Évêques britanniques: «Les demandeurs d’asile ne sont pas des marchandises»
Vatican News (avec AFP)
Le projet controversé du gouvernement britannique suscite l’ire de l’épiscopat, qui s’est exprimé mardi 14 juin dans un message signé de Mgr Paul McAleenan, évêque auxiliaire de Westminster, en charge des questions de migration au sein de la conférence épiscopale d’Angleterre et du Pays de Galles.
«Un projet contre-productif»
En décidant d'expulser de force vers le Rwanda des personnes ayant cherché refuge au Royaume-Uni, Londres «illustre de manière honteuse ce que le Pape François a appelé "la perte du sens de la responsabilité envers nos frères et sœurs sur lequel se fonde toute société civile"», estime Mgr McAleenan. «Ce projet ne fera qu'accroître les difficultés de ceux qui espèrent un nouveau départ, et il ne fait rien pour résoudre les problèmes qui poussent les gens à fuir leur foyer», affirme-t-il.
Le gouvernement entend dissuader les traversées illégales de la Manche, qui ne cessent d'augmenter malgré ses promesses répétées de contrôler l'immigration depuis le Brexit. Suite à divers recours individuels, le vol spécialement affrété pour le Rwanda pour des centaines de milliers d'euros et prévu dans la soirée du 14 juin risque de décoller quasi vide. Selon l'association Care4Calais, seuls sept migrants sont attendus alors que les autorités comptaient en envoyer jusqu'à 130 au départ (Iraniens, Irakiens, Albanais ou Syriens).
Le gouvernement britannique affiche sa détermination, malgré les critiques qui s’élèvent. «Il y aura des personnes sur ces vols et si elles ne sont pas sur ce vol, elle seront sur le suivant», a ainsi soutenu la cheffe de la diplomatie Liz Truss sur Sky News. «Ce qui importe vraiment, c'est d'établir le principe» et de «briser le modèle économique de ces gens épouvantables, ces trafiquants qui font commerce de la détresse», a-t-elle plaidé.
«Nous n'allons d'aucune façon être dissuadés ou gênés par certaines critiques», a abondé le Premier ministre britannique Boris Johnson. De nouveaux recours individuels sont encore attendus, alors qu'un examen détaillé de la légalité de la mesure prévu en juillet.
Protéger la dignité de chaque personne
«Le crime est vaincu en confrontant les auteurs, et non en punissant les victimes», juge quant à lui l’épiscopat britannique. «La migration est une question complexe, mais elle n'est pas résolue en déléguant nos rôles et nos responsabilités à d'autres pays», souligne encore Mgr McAleenan.
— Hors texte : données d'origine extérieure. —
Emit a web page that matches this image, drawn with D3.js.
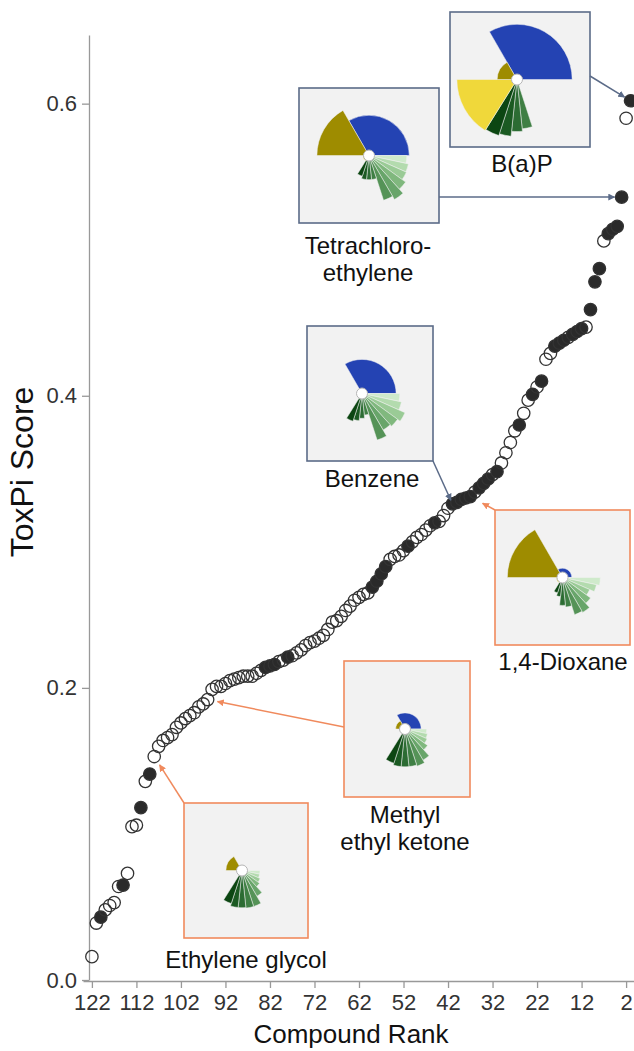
<!DOCTYPE html>
<html>
<head>
<meta charset="utf-8">
<script src="https://cdn.jsdelivr.net/npm/d3@7"></script>
<style>
  body { margin: 0; background: #fff; }
  svg text { font-family: "Liberation Sans", Arial, sans-serif; }
</style>
</head>
<body>
<div id="chart"></div>
<script>
var svgWidth = 634;
var svgHeight = 1051;

// ToxPi score of each compound, ordered by rank (rank 1 first)
var scores = [
  0.602, 0.590, 0.536, 0.516, 0.514, 0.511, 0.506, 0.487, 0.478, 0.459,
  0.447, 0.446, 0.444, 0.442, 0.440, 0.438, 0.436, 0.434, 0.429, 0.425,
  0.410, 0.406, 0.401, 0.397, 0.388, 0.380, 0.376, 0.368, 0.361, 0.354,
  0.348, 0.346, 0.343, 0.340, 0.337, 0.334, 0.331, 0.330, 0.329, 0.327,
  0.326, 0.323, 0.318, 0.314, 0.313, 0.311, 0.308, 0.305, 0.303, 0.300,
  0.297, 0.294, 0.291, 0.290, 0.288, 0.283, 0.278, 0.273, 0.269, 0.265,
  0.264, 0.262, 0.260, 0.256, 0.253, 0.249, 0.246, 0.245, 0.240, 0.236,
  0.234, 0.232, 0.231, 0.229, 0.226, 0.224, 0.222, 0.221, 0.219, 0.218,
  0.216, 0.215, 0.214, 0.212, 0.210, 0.208, 0.208, 0.208, 0.207, 0.206,
  0.205, 0.203, 0.201, 0.201, 0.199, 0.192, 0.189, 0.187, 0.183, 0.181,
  0.179, 0.176, 0.173, 0.168, 0.166, 0.164, 0.160, 0.153, 0.141, 0.136,
  0.118, 0.106, 0.105, 0.073, 0.065, 0.064, 0.053, 0.051, 0.048, 0.043,
  0.039, 0.016
];

// 1 = filled marker, 0 = open marker (same order as scores)
var filled = [
  1, 0, 1, 1, 1, 1, 0, 1, 1, 1,
  0, 1, 1, 1, 0, 1, 1, 1, 0, 0,
  1, 0, 1, 0, 0, 1, 0, 0, 0, 0,
  1, 0, 1, 1, 1, 0, 1, 1, 1, 1,
  1, 0, 0, 0, 1, 0, 0, 0, 0, 0,
  1, 0, 0, 0, 0, 1, 1, 1, 1, 0,
  0, 0, 0, 0, 0, 0, 0, 0, 0, 0,
  0, 0, 0, 0, 0, 0, 0, 1, 0, 0,
  1, 1, 1, 0, 0, 0, 0, 0, 0, 0,
  0, 0, 0, 0, 0, 0, 0, 0, 0, 0,
  0, 0, 0, 0, 0, 0, 0, 0, 1, 0,
  1, 0, 0, 0, 1, 0, 0, 0, 0, 1,
  0, 0
];

var xTicks = [122, 112, 102, 92, 82, 72, 62, 52, 42, 32, 22, 12, 2];
var yTicks = [0, 0.2, 0.4, 0.6];

// ToxPi slices: blue, ten greens, yellow, olive (angles in degrees, clockwise from top)
var sliceStart = [-30, 90, 102, 114, 126, 138, 150, 162, 174, 186, 198, 212, 270];
var sliceEnd   = [ 90, 102, 114, 126, 138, 150, 162, 174, 186, 198, 212, 270, 330];
var sliceColors = ["#2443b3", "#cfeacb", "#b3dbae", "#9acb96", "#80b87e", "#68a56a",
                   "#559357", "#3f7f44", "#2c6c33", "#1b5a22", "#0c4612", "#f0d83a", "#9e8c00"];

// slice scores for each highlighted compound
var bapSlices     = [0.89, 0.07, 0.07, 0.07, 0.07, 0.07, 0.10, 0.80, 0.84, 0.92, 0.95, 0.97, 0.32];
var tetraSlices   = [0.65, 0.61, 0.65, 0.66, 0.73, 0.82, 0.76, 0.39, 0.39, 0.39, 0.35, 0.10, 0.84];
var benzeneSlices = [0.55, 0.61, 0.65, 0.76, 0.71, 0.68, 0.79, 0.35, 0.40, 0.44, 0.47, 0.00, 0.00];
var dioxaneSlices = [0.15, 0.61, 0.56, 0.48, 0.56, 0.65, 0.63, 0.48, 0.45, 0.31, 0.26, 0.10, 0.89];
var mekSlices     = [0.26, 0.35, 0.37, 0.39, 0.45, 0.58, 0.63, 0.61, 0.61, 0.61, 0.58, 0.00, 0.15];
var egSlices      = [0.00, 0.29, 0.29, 0.32, 0.35, 0.48, 0.61, 0.61, 0.60, 0.60, 0.56, 0.00, 0.26];

var slate = "#5b6b88";
var orange = "#f08a5d";

var svg = d3.select("#chart")
  .append("svg")
  .attr("width", svgWidth)
  .attr("height", svgHeight);

var defs = svg.append("defs");
[["arrowSlate", slate], ["arrowOrange", orange]].forEach(function (m) {
  defs.append("marker")
    .attr("id", m[0])
    .attr("viewBox", "0 0 10 10")
    .attr("refX", 9)
    .attr("refY", 5)
    .attr("markerWidth", 7)
    .attr("markerHeight", 7)
    .attr("markerUnits", "userSpaceOnUse")
    .attr("orient", "auto")
    .append("path")
    .attr("d", "M0,0 L10,5 L0,10 z")
    .attr("fill", m[1]);
});

// scales
var x = d3.scaleLinear().domain([124, 0]).range([83, 635]);
var y = d3.scaleLinear().domain([0, 0.647]).range([980, 35]);

// axes
var xAxis = svg.append("g")
  .attr("transform", "translate(0, 981)")
  .call(d3.axisBottom(x).tickValues(xTicks).tickSize(7).tickSizeOuter(0).tickPadding(6));

var yAxis = svg.append("g")
  .attr("transform", "translate(89, 0)")
  .call(d3.axisLeft(y).tickValues(yTicks).tickFormat(d3.format(".1f")).tickSize(7).tickSizeOuter(0).tickPadding(5));

[xAxis, yAxis].forEach(function (ax) {
  ax.selectAll("path, line").attr("stroke", "#999").attr("stroke-width", 1.3);
  ax.selectAll("text")
    .attr("fill", "#333")
    .style("font-size", "22px")
    .style("font-family", "'Liberation Sans', Arial, sans-serif");
});

svg.append("text")
  .attr("transform", "translate(33, 472) rotate(-90)")
  .attr("text-anchor", "middle")
  .attr("fill", "#111")
  .style("font-size", "32px")
  .text("ToxPi Score");

svg.append("text")
  .attr("x", 351)
  .attr("y", 1043)
  .attr("text-anchor", "middle")
  .attr("fill", "#111")
  .style("font-size", "26px")
  .text("Compound Rank");

// points (drawn from lowest rank upward)
var points = scores.map(function (s, i) {
  return { rank: i + 1, score: s, filled: filled[i] };
});

svg.append("g").selectAll("circle")
  .data(points.slice().reverse())
  .enter()
  .append("circle")
  .attr("cx", d => x(d.rank))
  .attr("cy", d => y(d.score))
  .attr("r", 6.2)
  .attr("fill", d => d.filled ? "#2a2a2a" : "none")
  .attr("stroke", "#333")
  .attr("stroke-width", 1.3);

// ToxPi glyph
var rScale = d3.scaleLinear().domain([0, 1]).range([0, 62]);
var arc = d3.arc().innerRadius(0);

function drawToxPi(cx, cy, values) {
  var g = svg.append("g").attr("transform", `translate(${cx}, ${cy})`);
  g.selectAll("path")
    .data(values)
    .enter()
    .append("path")
    .attr("d", (v, i) => arc({
      startAngle: sliceStart[i] * Math.PI / 180,
      endAngle: sliceEnd[i] * Math.PI / 180,
      outerRadius: rScale(v)
    }))
    .attr("fill", (v, i) => sliceColors[i])
    .attr("stroke", "#f2f2f2")
    .attr("stroke-width", 0.5);
  g.append("circle")
    .attr("r", 5.5)
    .attr("fill", "#fff")
    .attr("stroke", "#b5b5b5")
    .attr("stroke-width", 1);
}

// annotation: box, glyph, label and arrow pointing to a ranked point
function annotate(opt) {
  svg.append("rect")
    .attr("x", opt.box[0])
    .attr("y", opt.box[1])
    .attr("width", opt.box[2])
    .attr("height", opt.box[3])
    .attr("fill", "#f2f2f2")
    .attr("stroke", opt.color)
    .attr("stroke-width", 1.6);

  drawToxPi(opt.box[0] + opt.box[2] / 2 + (opt.dx || 0), opt.box[1] + opt.box[3] / 2, opt.slices);

  opt.label.forEach(function (line, i) {
    svg.append("text")
      .attr("x", opt.labelX)
      .attr("y", opt.labelY + i * 27)
      .attr("text-anchor", "middle")
      .attr("fill", "#111")
      .style("font-size", "24px")
      .text(line);
  });

  var tx = x(opt.rank), ty = y(scores[opt.rank - 1]);
  var sx = opt.from[0], sy = opt.from[1];
  var len = Math.hypot(tx - sx, ty - sy);
  var ex = tx - (tx - sx) / len * opt.gap;
  var ey = ty - (ty - sy) / len * opt.gap;
  svg.append("line")
    .attr("x1", sx).attr("y1", sy)
    .attr("x2", ex).attr("y2", ey)
    .attr("stroke", opt.color)
    .attr("stroke-width", 1.5)
    .attr("marker-end", opt.color === orange ? "url(#arrowOrange)" : "url(#arrowSlate)");
}

annotate({ box: [450, 12, 140, 135], color: slate, slices: bapSlices, dx: -3,
  label: ["B(a)P"], labelX: 522, labelY: 172, rank: 1, from: [590, 76], gap: 7 });
annotate({ box: [299, 88, 140, 135], color: slate, slices: tetraSlices,
  label: ["Tetrachloro-", "ethylene"], labelX: 368, labelY: 254, rank: 3, from: [439, 197], gap: 7 });
annotate({ box: [307, 326, 126, 135], color: slate, slices: benzeneSlices, dx: -8,
  label: ["Benzene"], labelX: 372, labelY: 487, rank: 41, from: [433, 461], gap: 4 });
annotate({ box: [495, 510, 135, 135], color: orange, slices: dioxaneSlices,
  label: ["1,4-Dioxane"], labelX: 563, labelY: 670, rank: 37, from: [495, 510], gap: 14 });
annotate({ box: [344, 661, 126, 136], color: orange, slices: mekSlices, dx: -2,
  label: ["Methyl", "ethyl ketone"], labelX: 405, labelY: 823, rank: 96, from: [344, 727], gap: 10 });
annotate({ box: [184, 803, 124, 135], color: orange, slices: egSlices, dx: -4,
  label: ["Ethylene glycol"], labelX: 246, labelY: 968, rank: 108, from: [184, 803], gap: 10 });
</script>
</body>
</html>
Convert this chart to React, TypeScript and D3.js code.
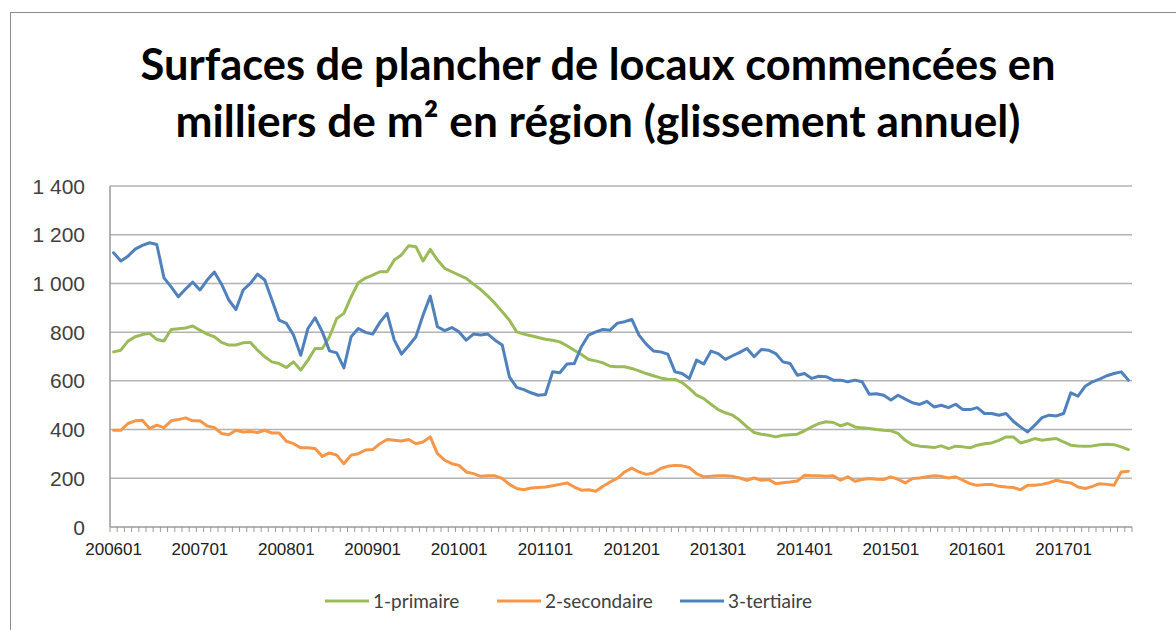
import React from "react";
import * as d3 from "d3";

const years = [2006, 2007, 2008, 2009, 2010, 2011, 2012, 2013, 2014, 2015, 2016, 2017];
const lastMonth = "201710";
const months: string[] = [];
years.forEach((y) => {
  for (let m = 1; m <= 12; m++) {
    const k = `${y}${m < 10 ? "0" + m : m}`;
    if (k <= lastMonth) months.push(k);
  }
});
const tickLabels = years.map((y) => `${y}01`);
const yTicks = [0, 200, 400, 600, 800, 1000, 1200, 1400];

const primaire = [
  719, 726, 763, 781, 790, 795, 770, 764, 811, 814,
  817, 825, 808, 792, 781, 758, 747, 747, 756, 758,
  726, 699, 678, 671, 655, 678, 644, 685, 733, 733,
  781, 856, 877, 945, 1003, 1022, 1034, 1048, 1048, 1096,
  1117, 1155, 1151, 1092, 1140, 1096, 1062, 1048, 1034, 1021,
  997, 975, 948, 918, 884, 849, 801, 792, 785, 778,
  771, 767, 760, 744, 726, 708, 688, 682, 674, 660,
  658, 658, 651, 641, 630, 621, 612, 607, 606, 593,
  569, 541, 527, 504, 482, 469, 459, 438, 411, 388,
  381, 377, 370, 377, 379, 381, 395, 411, 425, 432,
  429, 415, 425, 411, 407, 404, 400, 397, 395, 384,
  356, 338, 332, 329, 326, 333, 322, 332, 329, 325,
  336, 342, 345, 356, 370, 370, 345, 353, 363, 356,
  360, 363, 349, 336, 333, 332, 333, 338, 340, 338,
  329, 318,
];

const secondaire = [
  397, 397, 425, 436, 438, 404, 418, 408, 436, 441,
  448, 436, 436, 415, 408, 384, 379, 397, 390, 392,
  388, 397, 386, 386, 352, 342, 325, 325, 322, 290,
  304, 295, 260, 295, 301, 316, 318, 342, 359, 356,
  353, 359, 342, 349, 370, 301, 274, 260, 253, 226,
  219, 208, 210, 210, 199, 175, 158, 153, 160, 162,
  164, 169, 175, 181, 164, 151, 153, 147, 167, 185,
  200, 226, 242, 226, 216, 222, 240, 249, 253, 251,
  244, 219, 206, 208, 210, 210, 208, 201, 192, 201,
  192, 195, 178, 182, 185, 189, 212, 210, 210, 208,
  210, 192, 206, 188, 195, 199, 196, 195, 206, 196,
  181, 199, 201, 206, 210, 208, 201, 206, 192, 178,
  171, 174, 175, 167, 164, 162, 153, 171, 171, 175,
  182, 192, 185, 181, 164, 158, 167, 178, 175, 171,
  226, 229,
];

const tertiaire = [
  1126, 1092, 1112, 1141, 1156, 1167, 1160, 1023, 986, 945,
  977, 1005, 973, 1014, 1047, 997, 932, 893, 973, 1000,
  1038, 1014, 932, 849, 836, 788, 705, 815, 859, 801,
  723, 715, 653, 781, 815, 799, 792, 840, 877, 767,
  710, 744, 781, 870, 948, 822, 806, 819, 801, 767,
  792, 788, 792, 767, 747, 616, 573, 564, 551, 541,
  544, 637, 633, 669, 671, 740, 788, 801, 811, 808,
  837, 843, 852, 788, 751, 723, 719, 710, 637, 630,
  610, 685, 669, 722, 712, 688, 703, 717, 733, 699,
  729, 726, 712, 678, 671, 623, 630, 610, 619, 617,
  603, 603, 596, 603, 596, 545, 547, 541, 521, 541,
  525, 510, 503, 516, 493, 500, 490, 504, 482, 482,
  490, 466, 466, 459, 466, 434, 411, 390, 418, 449,
  459, 456, 466, 551, 537, 578, 596, 607, 621, 630,
  637, 603,
];

const seriesNames = ["1-primaire", "2-secondaire", "3-tertiaire"];
const seriesColors = ["#9BBB59", "#F79646", "#4F81BD"];
const seriesData = [primaire, secondaire, tertiaire];

export default function App() {
  const W = 1176;
  const H = 630;
  const left = 110;
  const right = 1132;
  const top = 186;
  const bottom = 527;

  const x = d3.scaleBand<string>().domain(months).range([left, right]).padding(0);
  const y = d3.scaleLinear().domain([0, 1400]).range([bottom, top]);
  const cx = (m: string) => (x(m) as number) + x.bandwidth() / 2;

  const line = d3
    .line<number>()
    .x((_, i) => cx(months[i]))
    .y((d) => y(d));

  const tickXs = months.map((m) => x(m) as number).concat([right]);

  const legendItems = [
    { lx: 325, tx: 373 },
    { lx: 497, tx: 545 },
    { lx: 680, tx: 728 },
  ];
  const legendY = 601;

  return (
    <svg
      width={W}
      height={H}
      style={{ position: "absolute", left: 0, top: 0, background: "#fff" }}
      fontFamily="Lato, 'Open Sans', sans-serif"
    >
      <rect x={0} y={0} width={W} height={H} fill="#fff" />
      <rect x={10.5} y={12.5} width={W + 20} height={H + 20} fill="none" stroke="#8c8c8c" strokeWidth={1} />

      <text
        x={598}
        y={80}
        textAnchor="middle"
        fontSize={44}
        fontWeight={700}
        fill="#000"
        fontFamily="Lato, sans-serif"
        textLength={915}
        lengthAdjust="spacingAndGlyphs"
      >
        Surfaces de plancher de locaux commencées en
      </text>
      <text
        x={598}
        y={137}
        textAnchor="middle"
        fontSize={44}
        fontWeight={700}
        fill="#000"
        fontFamily="Lato, sans-serif"
        textLength={845}
        lengthAdjust="spacingAndGlyphs"
      >
        milliers de m² en région (glissement annuel)
      </text>

      {yTicks.map((t) => (
        <g key={t}>
          {t > 0 && (
            <line x1={left} x2={right} y1={y(t)} y2={y(t)} stroke="#b3b3b3" strokeWidth={1.5} />
          )}
          <text
            x={85}
            y={y(t) + 7.5}
            textAnchor="end"
            fontSize={21}
            fill="#404040"
            fontFamily="'Liberation Sans', Arial, sans-serif"
          >
            {d3.format(",")(t).replace(",", " ")}
          </text>
        </g>
      ))}

      <line x1={left} x2={left} y1={top} y2={bottom} stroke="#9a9a9a" strokeWidth={1.5} />
      <line x1={left} x2={right} y1={bottom} y2={bottom} stroke="#9a9a9a" strokeWidth={1.5} />
      {tickXs.map((tx, i) => (
        <line key={i} x1={tx} x2={tx} y1={bottom} y2={bottom + 5} stroke="#9a9a9a" strokeWidth={1} />
      ))}
      {tickLabels.map((lab) => (
        <text
          key={lab}
          x={cx(lab)}
          y={555}
          textAnchor="middle"
          fontSize={17}
          fill="#202020"
          fontFamily="'Liberation Sans', Arial, sans-serif"
        >
          {lab}
        </text>
      ))}

      {seriesData.map((s, k) => (
        <path
          key={k}
          d={line(s) || ""}
          fill="none"
          stroke={seriesColors[k]}
          strokeWidth={3}
          strokeLinejoin="round"
          strokeLinecap="round"
        />
      ))}

      {seriesNames.map((n, k) => (
        <g key={n}>
          <line
            x1={legendItems[k].lx}
            x2={legendItems[k].lx + 44}
            y1={legendY}
            y2={legendY}
            stroke={seriesColors[k]}
            strokeWidth={3}
          />
          <text x={legendItems[k].tx} y={legendY + 6.5} fontSize={19} fill="#404040" fontFamily="Lato, sans-serif">
            {n}
          </text>
        </g>
      ))}
    </svg>
  );
}
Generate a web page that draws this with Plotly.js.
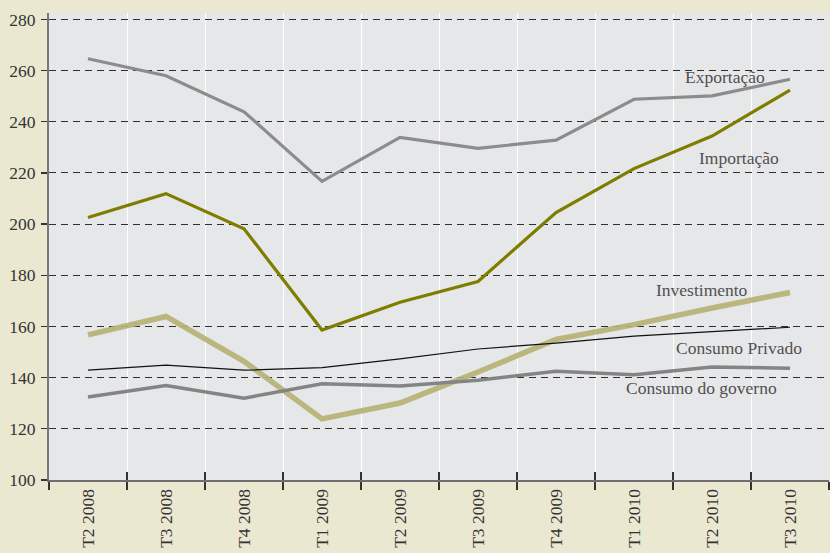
<!DOCTYPE html>
<html>
<head>
<meta charset="utf-8">
<script src="https://cdn.plot.ly/plotly-3.0.1.min.js"></script>
<style>html,body{margin:0;padding:0;background:#ebe8d1;}#chart{width:830px;height:553px;}</style>
</head>
<body>
<div id="chart"></div>
<script>
const categories = ["T2 2008","T3 2008","T4 2008","T1 2009","T2 2009","T3 2009","T4 2009","T1 2010","T2 2010","T3 2010"];
const exportacao = [264.6, 258.0, 243.9, 216.7, 233.9, 229.6, 232.8, 248.8, 250.1, 256.6];
const importacao = [202.6, 211.9, 198.2, 158.6, 169.5, 177.6, 204.5, 221.7, 234.4, 252.4];
const investimento = [156.7, 163.9, 146.4, 123.9, 130.1, 142.2, 154.9, 160.7, 167.2, 173.3];
const consumoPrivado = [142.9, 144.9, 142.9, 143.9, 147.3, 151.2, 153.5, 156.2, 158.0, 159.7];
const consumoGoverno = [132.4, 136.9, 132.0, 137.6, 136.7, 139.0, 142.5, 141.1, 144.2, 143.7];
const yTicks = [100,120,140,160,180,200,220,240,260,280];

const labelFont = {family: "Liberation Serif, Times New Roman, serif", size: 17.5, color: "#505050"};

const traces = [
  {name:"Investimento", x:categories, y:investimento, type:"scatter", mode:"lines", line:{color:"#b7b274", width:5.5}, opacity:0.92},
  {name:"Consumo do governo", x:categories, y:consumoGoverno, type:"scatter", mode:"lines", line:{color:"#848484", width:3.5}},
  {name:"Consumo Privado", x:categories, y:consumoPrivado, type:"scatter", mode:"lines", line:{color:"#111111", width:1.2}},
  {name:"Importação", x:categories, y:importacao, type:"scatter", mode:"lines", line:{color:"#7f7d00", width:3.2}},
  {name:"Exportação", x:categories, y:exportacao, type:"scatter", mode:"lines", line:{color:"#8c8c8c", width:3.2}},
  {x:[0], y:[null], xaxis:"x2", type:"scatter", mode:"lines", showlegend:false, hoverinfo:"skip"}
];

const layout = {
  width: 830, height: 553,
  margin: {l:49, r:1, t:13, b:73},
  paper_bgcolor: "#ebe8d1",
  plot_bgcolor: "#e6e7e9",
  showlegend: false,
  font: {family: "Liberation Serif, Times New Roman, serif", size: 17, color: "#333333"},
  xaxis: {
    type: "category", categoryorder: "array", categoryarray: categories,
    range: [-0.5, categories.length - 0.5],
    tickson: "boundaries", ticks: "outside", ticklen: 8, tickwidth: 1.3, tickcolor: "#333",
    showgrid: true, gridcolor: "#ffffff", gridwidth: 1,
    showline: true, linecolor: "#6f6f6f", linewidth: 2,
    tickangle: -90, tickfont: {size: 17.5, color: "#333"},
    zeroline: false, fixedrange: true
  },
  xaxis2: {
    overlaying: "x", anchor: "y", side: "bottom",
    range: [-0.5, categories.length - 0.5],
    tick0: 0.5, dtick: 1, ticks: "inside", ticklen: 8, tickwidth: 1.3, tickcolor: "#333",
    showticklabels: false, showgrid: false, zeroline: false, showline: false
  },
  yaxis: {
    range: [100, 282.5], tickvals: yTicks,
    ticks: "outside", ticklen: 6, tickwidth: 1.3, tickcolor: "#333",
    ticklabelstandoff: 2,
    showgrid: true, gridcolor: "#2e2e2e", gridwidth: 1, griddash: "7px,5px",
    showline: true, linecolor: "#777777", linewidth: 2,
    zeroline: false, tickfont: {size: 17.5, color: "#333"}, fixedrange: true
  },
  annotations: [
    {text:"Exportação", x:8.17, y:257.5, xref:"x", yref:"y", showarrow:false, font:labelFont, xanchor:"center", yanchor:"middle"},
    {text:"Importação", x:8.35, y:225.8, xref:"x", yref:"y", showarrow:false, font:labelFont, xanchor:"center", yanchor:"middle"},
    {text:"Investimento", x:7.87, y:174.4, xref:"x", yref:"y", showarrow:false, font:labelFont, xanchor:"center", yanchor:"middle"},
    {text:"Consumo Privado", x:8.35, y:151.4, xref:"x", yref:"y", showarrow:false, font:labelFont, xanchor:"center", yanchor:"middle"},
    {text:"Consumo do governo", x:7.87, y:136.1, xref:"x", yref:"y", showarrow:false, font:labelFont, xanchor:"center", yanchor:"middle"}
  ]
};

Plotly.newPlot("chart", traces, layout, {displayModeBar:false, staticPlot:true});
</script>
</body>
</html>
«Que le vol vers le Rwanda décolle ou non aujourd'hui, nous nous trouvons dans une situation nouvelle, poursuit-il. Nous insistons avec plus de force sur le fait que les demandeurs d'asile ne sont pas des marchandises à but lucratif, ni des problèmes à rejeter et à expulser par le gouvernement».
L’évêque auxiliaire de Westminster rappelle «la dignité innée de chaque personne, créée à l'image et à la ressemblance de Dieu. Notre foi chrétienne exige que nous répondions généreusement aux demandeurs d'asile dont la dignité doit être protégée et défendue», écrit-il.
En conclusion de son message, il demande de suivre «les quatre verbes fournis par le Pape François dans notre approche des migrants et des réfugiés: "Accueillir, protéger, promouvoir et intégrer"».
Une «honte» pour l’Église anglicane
Ce projet d’expulsion suscite également l’indignation au sein de l’Église anglicane. «Cette politique immorale couvre le Royaume-Uni de honte», ont ainsi estimé dans une lettre publiée mardi par le journal The Times, les chefs spirituels de l'Église anglicane, dont l'archevêque de Canterbury Justin Welby, celui de York, Stephen Cottrell, et 23 autres évêques. «Notre héritage chrétien devrait nous inciter à traiter les demandeurs d'asile avec compassion, équité et justice», insistent-ils.
Des critiques rejetées par la ministre Liz Truss. «Notre politique est totalement légale. C'est totalement moral», a-t-elle affirmé, assurant que le Rwanda était «un pays sûr». «Les personnes immorales dans ce cas-ci sont les trafiquants», a-t-elle ajouté.
En vertu de son accord avec Kigali, Londres financera dans un premier temps le dispositif à hauteur de 120 millions de livres (soit 140 millions d'euros). Le gouvernement rwandais a précisé qu'il proposerait aux migrants la possibilité «de s'installer de manière permanente».
Depuis le début de l'année, plus de 10 000 migrants ont traversé illégalement la Manche pour atteindre les côtes britanniques sur de petites embarcations, une hausse par rapport aux années précédentes. Plusieurs centaines sont arrivés ces derniers jours.